Insights
Part 1: Create A
Foodservice Operating P&L
~CSP Podcast Series
For any convenience-store business to succeed over the long term, it must earn a return that exceeds its cost of capital. That’s why forward-thinking business leaders in the sector have put so much focus on measuring and managing return on investment (ROI) as a basic operational practice. It is only through continuously making incremental progress in lowering costs and increasing revenues that firms achieve competitive advantage in their industry.
The problem, however, is that many convenience stores may be trying to squeeze that “square-peg” business (in this case, foodservice) into a “round-hole” P&L.
“The ability to improve the profitability of your foodservice program starts with knowing your numbers—and ultimately what is driving these numbers,” Salaria said in Part 1 of the podcast series.

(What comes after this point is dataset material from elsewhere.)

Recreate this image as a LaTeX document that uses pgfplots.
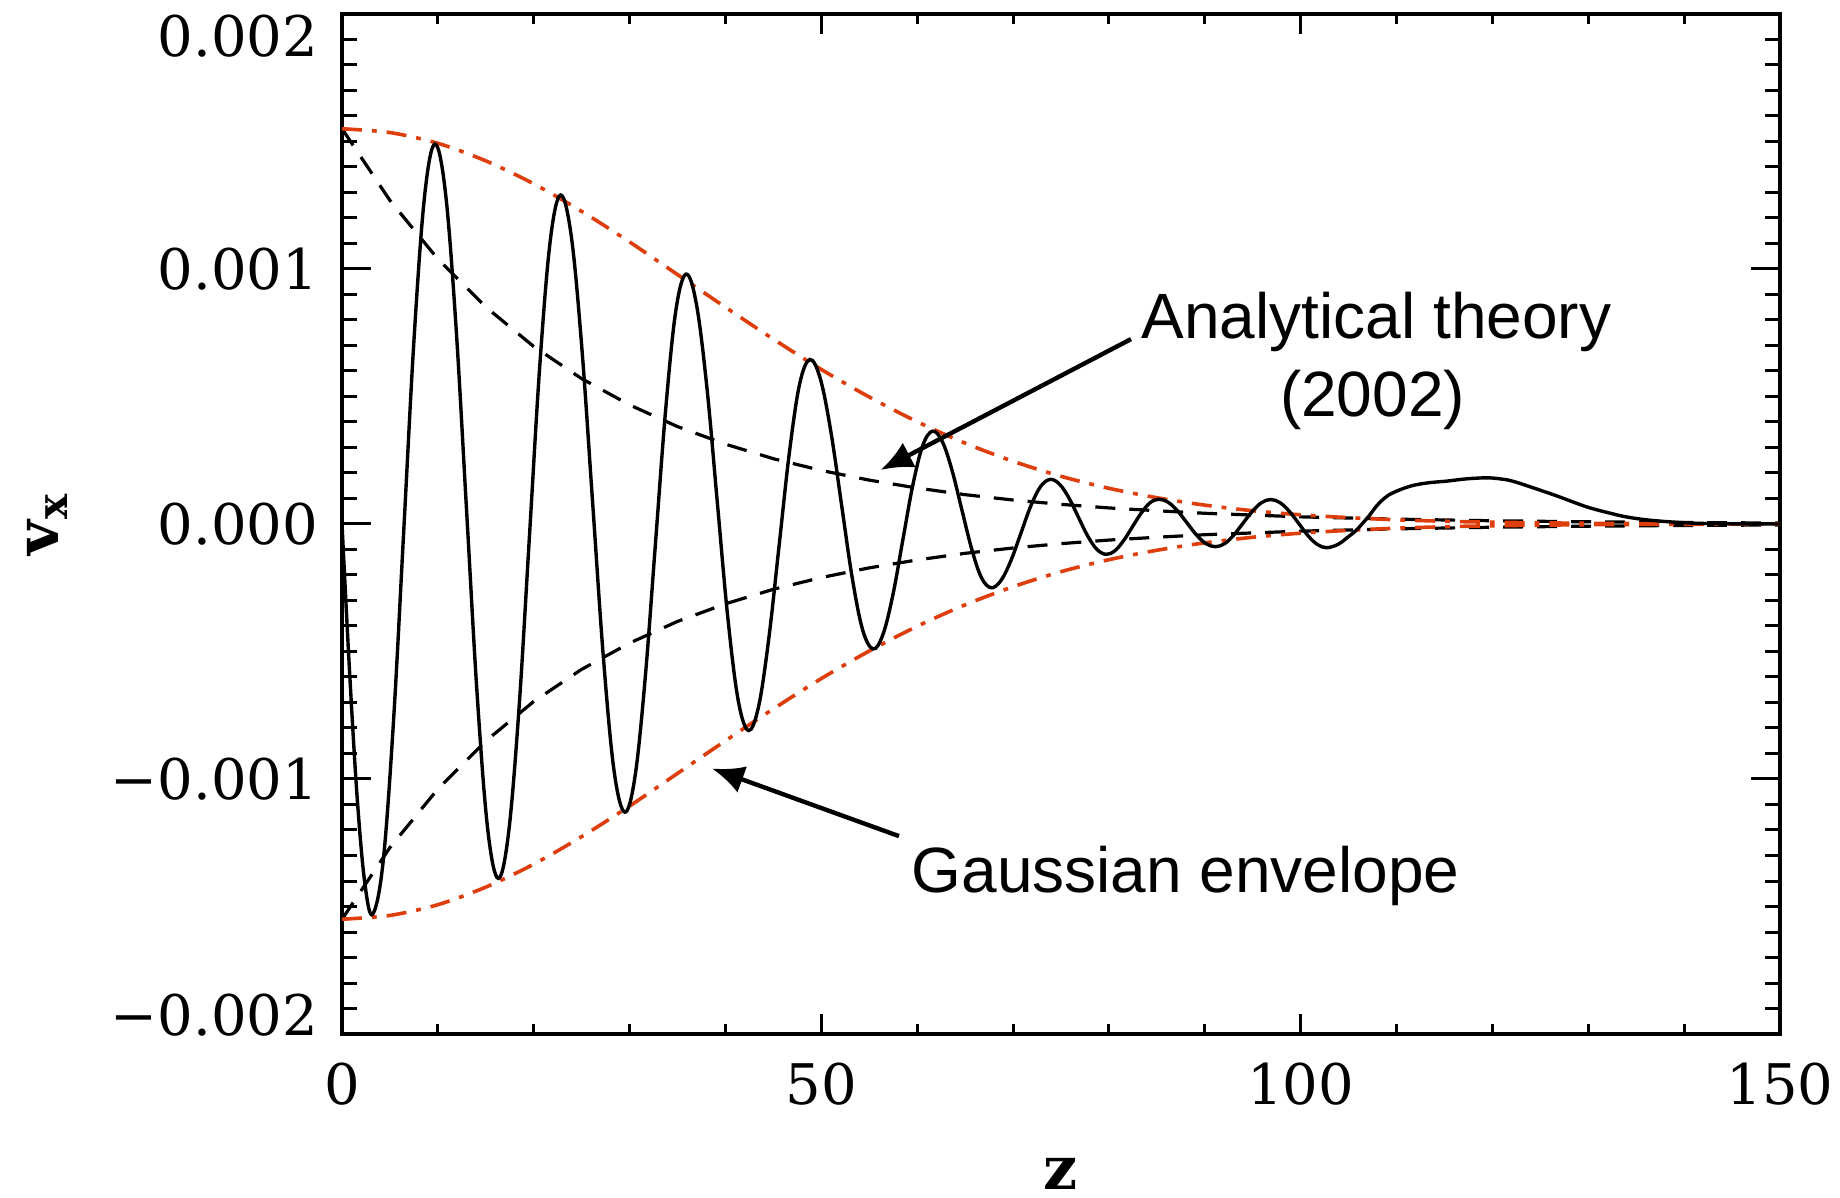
\documentclass[border=0pt]{standalone}
\usepackage{pgfplots}
\pgfplotsset{compat=1.18}
\usepackage{pgfplotstable}
\usepackage{fontspec}
\setmainfont{DejaVu Serif}
\newfontfamily\helv{Liberation Sans}
\usetikzlibrary{arrows.meta}
\definecolor{envred}{RGB}{222,62,12}

\pgfplotstableread{
x y
0 0
0.8 -0.586
1.6 -1.082
2.4 -1.414
3.2 -1.53
4.28 -1.328
5.37 -0.775
6.45 -0.02
7.53 0.735
8.62 1.288
9.7 1.49
10.8 1.297
11.9 0.77
13.0 0.05
14.1 -0.67
15.2 -1.197
16.3 -1.39
17.38 -1.21
18.47 -0.72
19.55 -0.05
20.63 0.62
21.72 1.11
22.8 1.29
23.92 1.128
25.03 0.685
26.15 0.08
27.27 -0.525
28.38 -0.968
29.5 -1.13
30.57 -0.989
31.63 -0.603
32.7 -0.075
33.77 0.452
34.83 0.839
35.9 0.98
36.98 0.86
38.07 0.533
39.15 0.085
40.23 -0.362
41.32 -0.69
42.4 -0.81
43.47 -0.713
44.53 -0.446
45.6 -0.083
46.67 0.281
47.73 0.548
48.8 0.645
49.9 0.569
51.0 0.361
52.1 0.078
53.2 -0.206
54.3 -0.414
55.4 -0.49
56.43 -0.433
57.47 -0.277
58.5 -0.063
59.53 0.15
60.57 0.307
61.6 0.364
62.62 0.323
63.63 0.211
64.65 0.057
65.67 -0.096
66.68 -0.209
67.7 -0.25
68.73 -0.222
69.77 -0.144
70.8 -0.038
71.83 0.069
72.87 0.147
73.9 0.175
74.87 0.155
75.83 0.102
76.8 0.028
77.77 -0.046
78.73 -0.099
79.7 -0.119
80.62 -0.105
81.53 -0.065
82.45 -0.011
83.37 0.043
84.28 0.083
85.2 0.097
86.18 0.085
87.17 0.051
88.15 0.004
89.13 -0.043
90.12 -0.077
91.1 -0.089
92.07 -0.077
93.03 -0.043
94.0 0.004
94.97 0.05
95.93 0.084
96.9 0.096
97.87 0.083
98.83 0.049
99.8 0.002
100.77 -0.046
101.73 -0.080
102.7 -0.093
103.9 -0.080
104.8 -0.055
105.7 -0.028
106.4 0.0
107.2 0.035
107.9 0.070
108.7 0.100
109.6 0.122
111.4 0.148
113.2 0.161
115.2 0.168
117.3 0.177
119.4 0.181
120.8 0.177
122.1 0.168
124.4 0.140
126.8 0.109
128.5 0.085
130.1 0.064
132.0 0.045
133.8 0.029
135.7 0.018
137.6 0.011
139.5 0.006
141.2 0.003
144 0.001
150 0.0
}\solid

\pgfplotstableread{
x up lo
0 1.550 -1.550
5 1.535 -1.535
10 1.493 -1.493
15 1.424 -1.424
20 1.334 -1.334
25 1.226 -1.226
30 1.106 -1.106
35 0.978 -0.978
40 0.850 -0.850
45 0.725 -0.725
50 0.606 -0.606
55 0.498 -0.498
60 0.401 -0.401
65 0.317 -0.317
70 0.246 -0.246
75 0.187 -0.187
80 0.140 -0.140
85 0.103 -0.103
90 0.074 -0.074
95 0.052 -0.052
100 0.036 -0.036
105 0.025 -0.025
110 0.0165 -0.0165
115 0.0108 -0.0108
120 0.007 -0.007
130 0.0027 -0.0027
140 0.001 -0.001
150 0.0003 -0.0003
}\gauss

\pgfplotstableread{
x up lo
0 1.550 -1.550
5 1.269 -1.269
10 1.039 -1.039
15 0.851 -0.851
20 0.696 -0.696
25 0.570 -0.570
30 0.467 -0.467
35 0.382 -0.382
40 0.313 -0.313
45 0.256 -0.256
50 0.210 -0.210
55 0.172 -0.172
60 0.141 -0.141
65 0.115 -0.115
70 0.094 -0.094
75 0.077 -0.077
80 0.063 -0.063
85 0.052 -0.052
90 0.042 -0.042
95 0.035 -0.035
100 0.028 -0.028
110 0.019 -0.019
120 0.0127 -0.0127
130 0.0085 -0.0085
140 0.0057 -0.0057
150 0.0038 -0.0038
}\theory

\begin{document}
\begin{tikzpicture}
\useasboundingbox (-85.5pt,-41pt) rectangle (374.5pt,258.5pt);
\begin{axis}[
  name=ax,
  scale only axis,
  width=359.5pt, height=255pt,
  xmin=0, xmax=150, ymin=-2, ymax=2,
  xtick={0,50,100,150},
  xticklabels={0,50,100,150},
  ytick={-2,-1,0,1,2},
  yticklabels={\raisebox{4.8pt}[\height][\depth]{−0.002},−0.001,0.000,0.001,\raisebox{-5.5pt}[\height][\depth]{0.002}},
  minor x tick num=4,
  minor y tick num=9,
  tick align=inside,
  major tick length=7.25pt,
  minor tick length=3.75pt,
  xtick style={/pgfplots/major tick length=5pt},
  minor x tick style={/pgfplots/minor tick length=2.4pt},
  tick style={line width=0.75pt, black},
  axis line style={line width=1pt},
  ticklabel style={font=\fontsize{14}{16}\selectfont},
  xticklabel style={inner sep=0pt, yshift=-7pt},
  yticklabel style={inner sep=0pt, xshift=-5.75pt},
  ylabel={\textbf{v}\textsubscript{\textbf{x}}},
  label style={font=\fontsize{15}{18}\selectfont},
  ylabel style={at={(axis description cs:-0.1905,0.5)}, anchor=south, inner sep=0pt},
  clip=true,
]
\addplot[black, line width=0.8pt, dash pattern=on 5pt off 3.5pt] table[x=x, y=up] {\theory};
\addplot[black, line width=0.8pt, dash pattern=on 5pt off 3.5pt] table[x=x, y=lo] {\theory};
\addplot[envred, line width=0.9pt, smooth, dash pattern=on 5pt off 2.5pt on 1.2pt off 2.5pt] table[x=x, y=up] {\gauss};
\addplot[envred, line width=0.9pt, smooth, dash pattern=on 5pt off 2.5pt on 1.2pt off 2.5pt] table[x=x, y=lo] {\gauss};
\addplot[black, line width=0.85pt, smooth, tension=0.6] table[x=x, y=y] {\solid};

\draw[line width=1.1pt, -{Latex[length=8pt, width=7pt]}] (axis cs:82.3,0.725) -- (axis cs:56.2,0.212);
\draw[line width=1.1pt, -{Latex[length=8pt, width=7pt]}] (axis cs:58.1,-1.224) -- (axis cs:38.6,-0.959);
\node[anchor=base, inner sep=0pt, font=\helv\fontsize{16}{19}\selectfont] at (axis cs:107.9,0.727) {Analytical theory};
\node[anchor=base, inner sep=0pt, font=\helv\fontsize{16}{19}\selectfont] at (axis cs:107.5,0.421) {(2002)};
\node[anchor=base, inner sep=0pt, font=\helv\fontsize{16}{19}\selectfont] at (axis cs:88.0,-1.447) {Gaussian envelope};
\end{axis}
\node[anchor=north, inner sep=0pt, font=\fontsize{15}{18}\selectfont] at ([yshift=-31pt]ax.south) {\textbf{z}};
\end{tikzpicture}
\end{document}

As a first step, Salaria suggests coding the largest expense items with a direct relationship to foodservice sales, which is often led by “labor” and “food supplies”. This creates a clearer picture of program profitability, she said.
Salaria employed this simple yet powerful P&L tool to measure the sales and margin incrementality compared to direct expenses and investments when she expanded a foodservice program for Fresh Food. In introducing menu items like sandwiches and smoothies, the business had to invest in panini presses, blenders, and new training for the staff—but with scant visibility into how investments in new equipment, new operational processes, and, ultimately, cannibalization to existing business were impacting the bottom line. Only when Salaria created a foodservice P&L was she and her team able to understand what was driving down profitability.
To truly understand the impact your foodservice program is having to the total convenience business, Salaria recommends incorporating a “market basket” impact into P&Ls. This affords companies to view the combination of “other” c-store products being purchased in the same transaction with food. Finance teams can then predict revenue and profit losses if these food items were to be discontinued.
“The real risk of not being intentional with your P&L,” Salaria says, “is making a macro decision to remove a food category or program altogether when it may actually be driving a significant amount of customer trips and driving sales of other categories.”